**Written task:** Pictures do not belong in the copy; transcribe everything else in the records exactly.

Code that draws figures

>>>

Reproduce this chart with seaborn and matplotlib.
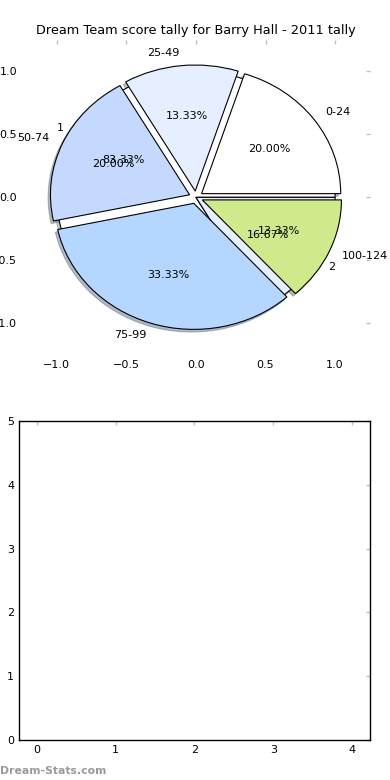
"""Dream Team score tally pie for Barry Hall (2011), with empty companion panel."""

import matplotlib

matplotlib.use("Agg")
import matplotlib.pyplot as plt
import seaborn as sns

# Score bands and how often each was hit.
bands = ["0-24", "25-49", "50-74", "75-99", "100-124"]
band_counts = [3, 2, 3, 5, 2]

# Second tally overlaid on the same axes.
groups = ["1", "2"]
group_counts = [5, 1]

palette = ["#ffffff", "#e6efff", "#c5d9ff", "#b5d7ff", "#ceea8c"]

# Bottom panel tick values (panel is empty).
x_ticks = [0, 1, 2, 3, 4]
y_ticks = [0, 1, 2, 3, 4, 5]

sns.set_style("white")
plt.rcParams["font.family"] = ["DejaVu Sans"]
plt.rcParams["text.color"] = "black"

fig = plt.figure(figsize=(3.9, 7.8), dpi=100)
ax_pie = fig.add_axes([0.0564, 0.545, 0.892, 0.404])
ax_bar = fig.add_axes([0.0487, 0.0513, 0.90, 0.409])

tick_kw = dict(direction="in", length=3, width=1, color="#c0c0c0",
               labelsize=8, labelcolor="black", top=True, right=True)

shadow_kw = dict(ox=-0.012, oy=-0.015, shade=0.45)
wedge_kw = dict(edgecolor="black", linewidth=0.8)

# Second tally drawn first so it sits behind the main pie.
ax_pie.pie(group_counts, labels=groups, colors=palette[:2], autopct="%1.2f%%",
           shadow=shadow_kw, wedgeprops=wedge_kw,
           textprops=dict(fontsize=8, color="black"))
ax_pie.pie(band_counts, labels=bands, colors=palette, autopct="%1.2f%%",
           explode=[0.05] * len(bands), shadow=shadow_kw, wedgeprops=wedge_kw,
           textprops=dict(fontsize=8, color="black"))
ax_pie.set_aspect("auto")
ax_pie.set_xlim(-1.25, 1.25)
ax_pie.set_ylim(-1.25, 1.25)
ax_pie.set_xticks([-1.0, -0.5, 0.0, 0.5, 1.0])
ax_pie.set_yticks([-1.0, -0.5, 0.0, 0.5, 1.0])
ax_pie.set_xticklabels(["\u22121.0", "\u22120.5", "0.0", "0.5", "1.0"])
ax_pie.set_yticklabels(["\u22121.0", "\u22120.5", "0.0", "0.5", "1.0"])
ax_pie.tick_params(**tick_kw)
ax_pie.set_frame_on(False)
ax_pie.set_title("Dream Team score tally for Barry Hall - 2011 tally",
                 fontsize=9.3, pad=4, color="black")

ax_bar.set_xlim(-0.23, 4.23)
ax_bar.set_ylim(0, 5)
ax_bar.set_xticks(x_ticks)
ax_bar.set_yticks(y_ticks)
ax_bar.tick_params(**tick_kw)
for spine in ax_bar.spines.values():
    spine.set_color("black")
    spine.set_linewidth(1.0)

fig.text(0.0, 0.008, "Dream-Stats.com", color="#9a9a9a", fontsize=7.8, fontweight="bold")

fig.savefig("out.png", dpi=100)
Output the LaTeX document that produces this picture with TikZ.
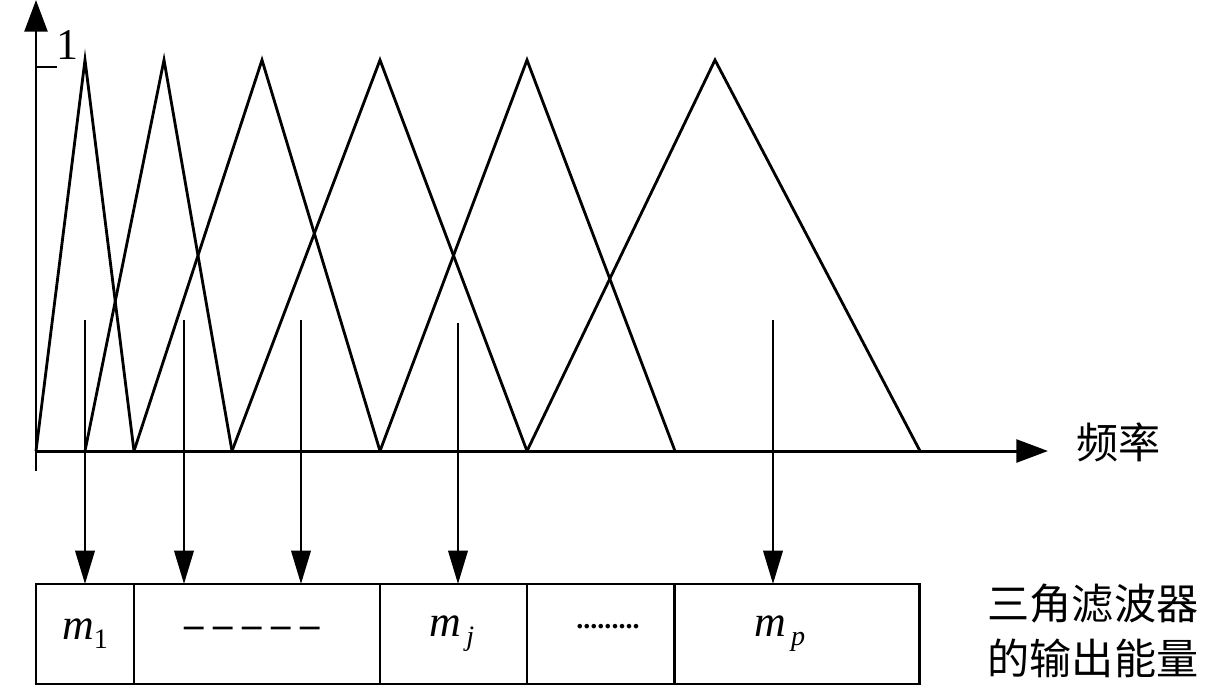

<<<

**Result below:**
Reproduce this chart with seaborn and matplotlib.
"""Dream Team score tally pie for Barry Hall (2011), with empty companion panel."""

import matplotlib

matplotlib.use("Agg")
import matplotlib.pyplot as plt
import seaborn as sns

# Score bands and how often each was hit.
bands = ["0-24", "25-49", "50-74", "75-99", "100-124"]
band_counts = [3, 2, 3, 5, 2]

# Second tally overlaid on the same axes.
groups = ["1", "2"]
group_counts = [5, 1]

palette = ["#ffffff", "#e6efff", "#c5d9ff", "#b5d7ff", "#ceea8c"]

# Bottom panel tick values (panel is empty).
x_ticks = [0, 1, 2, 3, 4]
y_ticks = [0, 1, 2, 3, 4, 5]

sns.set_style("white")
plt.rcParams["font.family"] = ["DejaVu Sans"]
plt.rcParams["text.color"] = "black"

fig = plt.figure(figsize=(3.9, 7.8), dpi=100)
ax_pie = fig.add_axes([0.0564, 0.545, 0.892, 0.404])
ax_bar = fig.add_axes([0.0487, 0.0513, 0.90, 0.409])

tick_kw = dict(direction="in", length=3, width=1, color="#c0c0c0",
               labelsize=8, labelcolor="black", top=True, right=True)

shadow_kw = dict(ox=-0.012, oy=-0.015, shade=0.45)
wedge_kw = dict(edgecolor="black", linewidth=0.8)

# Second tally drawn first so it sits behind the main pie.
ax_pie.pie(group_counts, labels=groups, colors=palette[:2], autopct="%1.2f%%",
           shadow=shadow_kw, wedgeprops=wedge_kw,
           textprops=dict(fontsize=8, color="black"))
ax_pie.pie(band_counts, labels=bands, colors=palette, autopct="%1.2f%%",
           explode=[0.05] * len(bands), shadow=shadow_kw, wedgeprops=wedge_kw,
           textprops=dict(fontsize=8, color="black"))
ax_pie.set_aspect("auto")
ax_pie.set_xlim(-1.25, 1.25)
ax_pie.set_ylim(-1.25, 1.25)
ax_pie.set_xticks([-1.0, -0.5, 0.0, 0.5, 1.0])
ax_pie.set_yticks([-1.0, -0.5, 0.0, 0.5, 1.0])
ax_pie.set_xticklabels(["\u22121.0", "\u22120.5", "0.0", "0.5", "1.0"])
ax_pie.set_yticklabels(["\u22121.0", "\u22120.5", "0.0", "0.5", "1.0"])
ax_pie.tick_params(**tick_kw)
ax_pie.set_frame_on(False)
ax_pie.set_title("Dream Team score tally for Barry Hall - 2011 tally",
                 fontsize=9.3, pad=4, color="black")

ax_bar.set_xlim(-0.23, 4.23)
ax_bar.set_ylim(0, 5)
ax_bar.set_xticks(x_ticks)
ax_bar.set_yticks(y_ticks)
ax_bar.tick_params(**tick_kw)
for spine in ax_bar.spines.values():
    spine.set_color("black")
    spine.set_linewidth(1.0)

fig.text(0.0, 0.008, "Dream-Stats.com", color="#9a9a9a", fontsize=7.8, fontweight="bold")

fig.savefig("out.png", dpi=100)
Output the LaTeX document that produces this picture with TikZ.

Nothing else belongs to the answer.